Greg Egan’s Permutation City depicts a 2050 world where human beings’ mind can be run on computers as Copies.
Copies are neural networks which use ad-hoc rules to simulate human mind, but they are slower than human mind. They run at best at one-seventeenth of the rate of ordinary human beings and sometimes much more slowly, depending on the available processor power. However, Copies can have very accurate control over their mental states. Copies can control their mind so accurately that they can start to have hobbies by conscious decision and change whenever they want to and they can also adjust their emotion freely.
Although no longer flesh-and -blood, these human beings are still alive as they are able to fully control their virtual reality environment and even their consciousness. The new form of existence greatly satisfies human beings’ desire for immortality. The Copies’ only fear is the shutdown of the computers on which they are run. In the book, Paul Durham who believes in the “dust theory” tries to eliminate this fear by running some Copies on an extremely self-reproducing and expanding cellular automation through which the Copies are provided pure immortality and unlimited computing power. Another complex automation, the Autoverse is added to allow the Copies to watch the evolution of artificial life on a virtual planet modeled within the Autoverse.
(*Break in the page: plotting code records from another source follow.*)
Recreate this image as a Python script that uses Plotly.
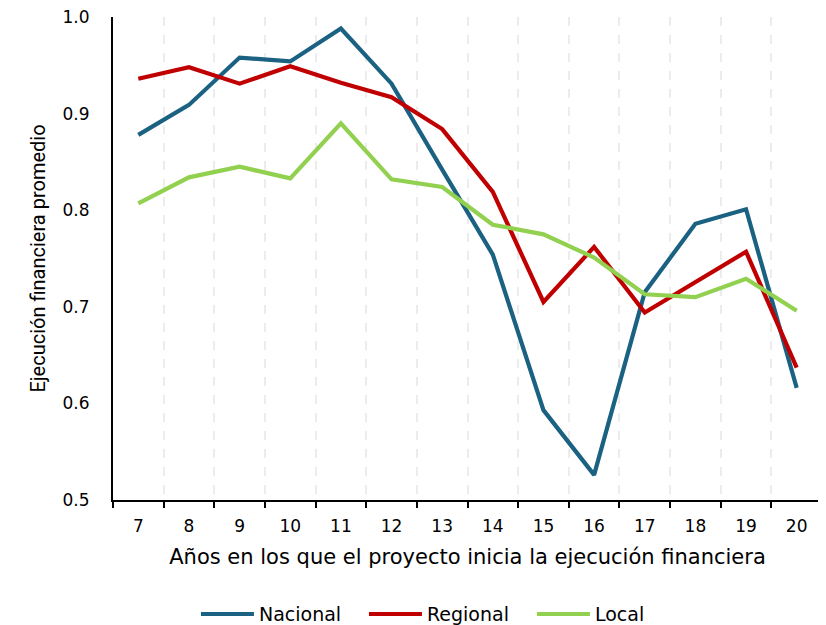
import plotly.graph_objects as go

# años de inicio de la ejecución financiera
anios = ["7", "8", "9", "10", "11", "12", "13", "14", "15", "16", "17", "18", "19", "20"]

nacional = [0.878, 0.909, 0.958, 0.954, 0.988, 0.931, 0.842,
            0.754, 0.593, 0.526, 0.715, 0.786, 0.801, 0.616]
regional = [0.936, 0.948, 0.931, 0.949, 0.932, 0.917, 0.884,
            0.819, 0.705, 0.762, 0.694, 0.726, 0.757, 0.637]
local = [0.807, 0.834, 0.845, 0.833, 0.890, 0.832, 0.824,
         0.785, 0.775, 0.751, 0.713, 0.710, 0.729, 0.696]

y_ticks = [0.5, 0.6, 0.7, 0.8, 0.9, 1.0]

series = [
    ("Nacional", nacional, "#1a6182"),
    ("Regional", regional, "#c00000"),
    ("Local", local, "#92d050"),
]

FONT = "DejaVu Sans"

fig = go.Figure()
for name, vals, color in series:
    fig.add_trace(go.Scatter(
        x=anios,
        y=vals,
        name=name,
        mode="lines",
        line=dict(color=color, width=4.2),
    ))

# the page body has an 8px margin, so the figure is a bit smaller than the window
fig.update_layout(
    width=818,
    height=617,
    plot_bgcolor="white",
    paper_bgcolor="white",
    font=dict(family=FONT, size=16, color="black"),
    margin=dict(l=105, r=4, t=9, b=125, pad=0, autoexpand=False),
    showlegend=True,
    legend=dict(
        orientation="h",
        x=0.117,
        xanchor="left",
        y=-0.197,
        yanchor="top",
        font=dict(size=19),
        entrywidth=100,
        entrywidthmode="pixels",
        itemwidth=53,
        tracegroupgap=0,
    ),
)

fig.update_xaxes(
    type="category",
    range=[-0.5, 13.5],
    tickson="boundaries",
    ticks="outside",
    ticklen=6,
    tickwidth=2,
    tickcolor="black",
    showline=True,
    linecolor="black",
    linewidth=2,
    showgrid=True,
    gridcolor="#ececec",
    gridwidth=2,
    griddash="dash",
    tickfont=dict(size=17),
    ticklabelstandoff=10,
    title=dict(
        text="Años en los que el proyecto inicia la ejecución financiera",
        font=dict(size=21),
        standoff=14,
    ),
    zeroline=False,
)

fig.update_yaxes(
    range=[0.5, 1.0],
    tickvals=y_ticks,
    tickformat=".1f",
    ticks="",
    showline=True,
    linecolor="black",
    linewidth=2,
    showgrid=False,
    zeroline=False,
    ticklabelstandoff=18,
    ticklabeloverflow="allow",
    tickfont=dict(size=17),
    title=dict(
        text="Ejecución financiera promedio",
        font=dict(family="Liberation Sans Narrow, Roboto", size=20),
        standoff=12,
    ),
)

fig.write_html("out.html")
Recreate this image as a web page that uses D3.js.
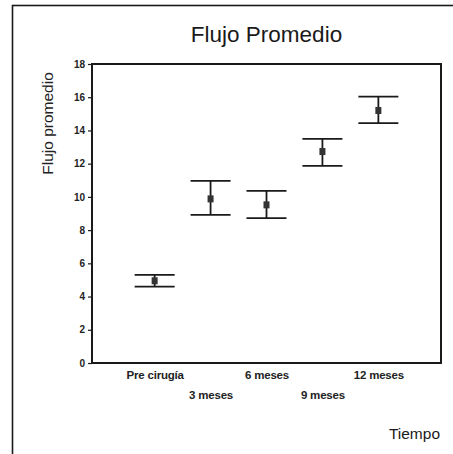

Fascinating and unbelievable as Greg Egan’s idea of Copies is, the new form of existence raises some important questions about the nature of personal identity. Does our flesh-and-blood represent us more or our personality, our mind, and our memory do? Who is the self?
The idea of Copies leads us to think why the idea of soul has existed in every culture throughout human history. We all believe that it is only our flesh and blood that decay; our soul still exists when we die. I wonder if we mean our spirit, personality, and memory are still alive when we say our soul never dies. Also it seems we all believe our soul is formless; it cannot be seen and touched. So do our spirit. That might be why it is usually what a person has done to people and the world that make him or her live in people’s heart forever. It is then, I think, the memory of what we have done as a person that go by our name when we no longer have our flesh and blood. It is our minds that make each of us different. Although people’s belief in soul could be seen as a kind of self-comfort toward death, it also reveals that people believe our “self” is more represented by the none flesh and blood part of our being. This, I think, might in part explain why Greg Egan comes up with the idea of eliminating people’s flesh and blood and downloading their mind into computers to let them fulfill their dream of immortality.